NFL: How NFL Rules Are Debunking the Defense Wins Championships Cliche

Published by on October 12, 2011
Article Source: Bleacher Report - Chicago Bears

The old cliche, ‘defense wins championships’ may soon be extinct in today’s NFL vernacular. NFL offenses are rewriting the record books in 2011 with an aerial assault rivaling that of the Allied Forces’ shock and awe barrage on Iraq in the early 1990’s. Many teams are throwing the ball at a rate of nearly 70/30 in pass/run ratio. 

AP Sports writer Cliff Brunt reports, “quarterbacks have passed for 4,500-yards in a year 22 times in NFL history. Fourteen of those great seasons have come since the start of the 2004 season.”

As many as seven quarterbacks are either well on their way to surpassing Marino’s single yardage mark or nipping at its heels. What gives?

Defenses are handcuffed by rule changes that started in 1978 and have been gradually augmented and emphasized since that time. Before the changes, teams sending receivers over the middle of a defense was like hand feeding a starving lion a juicy T-bone. Raider assassin Jack Tatum left plenty of bones scattered on a football field in those days.

Nowadays, not only will a defender get a penalty for an overly vicious hit, his pocketbook gets banged as well. I think we all recognize the importance of protecting players as much as possible, but this is football, a violent, aggressive sport among men that comes with an inherent risk of injury.

Referees have become so ingrained about protecting the sanctity of player safety that it seems more and more they are making unnecessary calls that emasculate a defense. In Monday night’s game between the Lions and Bears, replays showed a perfectly executed shoulder hit by Brian Urlacher on a receiver crossing the middle. Fifteen yards.

In the PatriotsJets tilt, cornerback Kyle Arrington had a B-line on Jets quarterback Mark Sanchez. Instead of lowering the boom, it looked as though he intentionally tried to avoid any kind of questionable hit that would draw a penalty and/or fine. Are defensive players pulling in the reins? 

They would tell you ‘no,’ but one has to wonder how much the rules and emphasis on quarterback and receiver safety are negating some of their aggressiveness.

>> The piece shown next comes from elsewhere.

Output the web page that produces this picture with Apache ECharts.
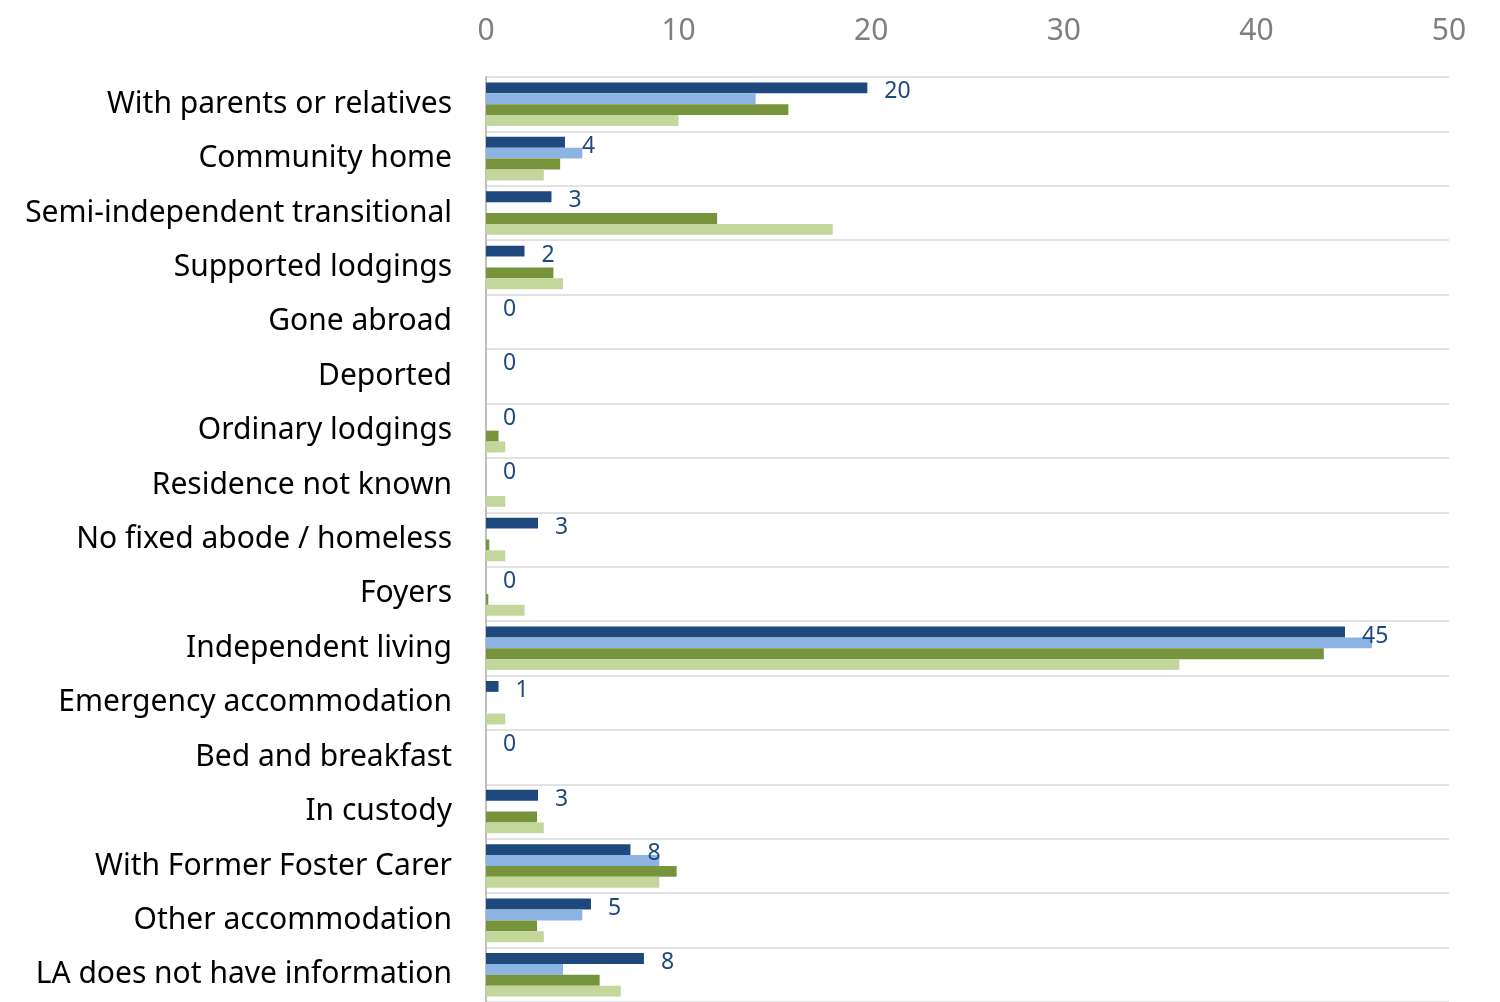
<!DOCTYPE html>
<html>
<head>
<meta charset="utf-8">
<script src="https://cdn.jsdelivr.net/npm/echarts@6/dist/echarts.min.js"></script>
<style>
html,body{margin:0;padding:0;background:#fff;}
#chart{width:1500px;height:1002px;}
</style>
</head>
<body>
<div id="chart"></div>
<script>
const categories = [
  "With parents or relatives",
  "Community home",
  "Semi-independent transitional",
  "Supported lodgings",
  "Gone abroad",
  "Deported",
  "Ordinary lodgings",
  "Residence not known",
  "No fixed abode / homeless",
  "Foyers",
  "Independent living",
  "Emergency accommodation",
  "Bed and breakfast",
  "In custody",
  "With Former Foster Carer",
  "Other accommodation",
  "LA does not have information"
];
const seriesDarkBlue  = [19.8, 4.1, 3.4, 2.0, 0, 0, 0, 0, 2.7, 0, 44.6, 0.65, 0, 2.7, 7.5, 5.45, 8.2];
const seriesLightBlue = [14.0, 5.0, 0, 0, 0, 0, 0, 0, 0, 0, 46.0, 0, 0, 0, 9.0, 5.0, 4.0];
const seriesDarkGreen = [15.7, 3.85, 12.0, 3.5, 0, 0, 0.65, 0, 0.17, 0.12, 43.5, 0, 0, 2.65, 9.9, 2.65, 5.9];
const seriesLightGreen= [10.0, 3.0, 18.0, 4.0, 0, 0, 1.0, 1.0, 1.0, 2.0, 36.0, 1.0, 0, 3.0, 9.0, 3.0, 7.0];
const xTicks = [0, 10, 20, 30, 40, 50];

const font = "'Noto Sans', 'Open Sans', sans-serif";
const chart = echarts.init(document.getElementById('chart'), null, {renderer: 'canvas'});

function bar(name, data, color, withLabel) {
  return {
    name: name,
    type: 'bar',
    data: data,
    barGap: '0%',
    barCategoryGap: '20%',
    itemStyle: {color: color},
    label: withLabel ? {
      show: true,
      position: 'right',
      distance: 17,
      offset: [0, 4],
      color: '#1F497D',
      fontSize: 23,
      fontFamily: font,
      formatter: p => String(Math.round(p.value))
    } : {show: false},
    emphasis: {disabled: true}
  };
}

chart.setOption({
  backgroundColor: '#ffffff',
  animation: false,
  grid: {left: 486, right: 51, top: 77, height: 928, containLabel: false},
  xAxis: {
    type: 'value',
    position: 'top',
    min: xTicks[0],
    max: xTicks[xTicks.length - 1],
    interval: 10,
    axisLine: {show: false},
    axisTick: {show: false},
    splitLine: {show: false},
    axisLabel: {color: '#7f7f7f', fontSize: 30, fontFamily: font, margin: 31}
  },
  yAxis: {
    type: 'category',
    inverse: true,
    data: categories,
    axisLine: {show: true, lineStyle: {color: '#bfbfbf', width: 2}},
    axisTick: {show: false},
    splitLine: {show: true, lineStyle: {color: '#d9d9d9', width: 1.5}},
    axisLabel: {color: '#000000', fontSize: 30, fontFamily: font, margin: 34, padding: [4, 0, 0, 0]}
  },
  series: [
    bar('Series 1', seriesDarkBlue, '#1F497D', true),
    bar('Series 2', seriesLightBlue, '#8DB3E2', false),
    bar('Series 3', seriesDarkGreen, '#77933C', false),
    bar('Series 4', seriesLightGreen, '#C3D69B', false)
  ]
});
</script>
</body>
</html>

The NFL has become such a theatre of entertainment that we’re actually seeing antics of flopping in order to draw penalties. Call me crazy, but I think the average fan would rather see a gladiator atmosphere when they watch a football game than an artistic rendition of theatric drama. So concerned with losing its big box office stars (quarterbacks) is the league that it’s gone off the deep end to protect them and by doing so robbed defenses of the ability to compete without inhibitions.

Yes, we want scoring because it’s much more entertaining than a 6-3 slug-fest, but we also love to see players get ‘jacked up’ from good ole’ fashioned hard-nosed technically sound hits. Go ahead and keep throwing flags on the helmet to helmet hits or shots below the knees, and even dish out the fines, but let’s not get so carried away in emphasizing player safety to the point that we start saying, ‘offense wins championships.’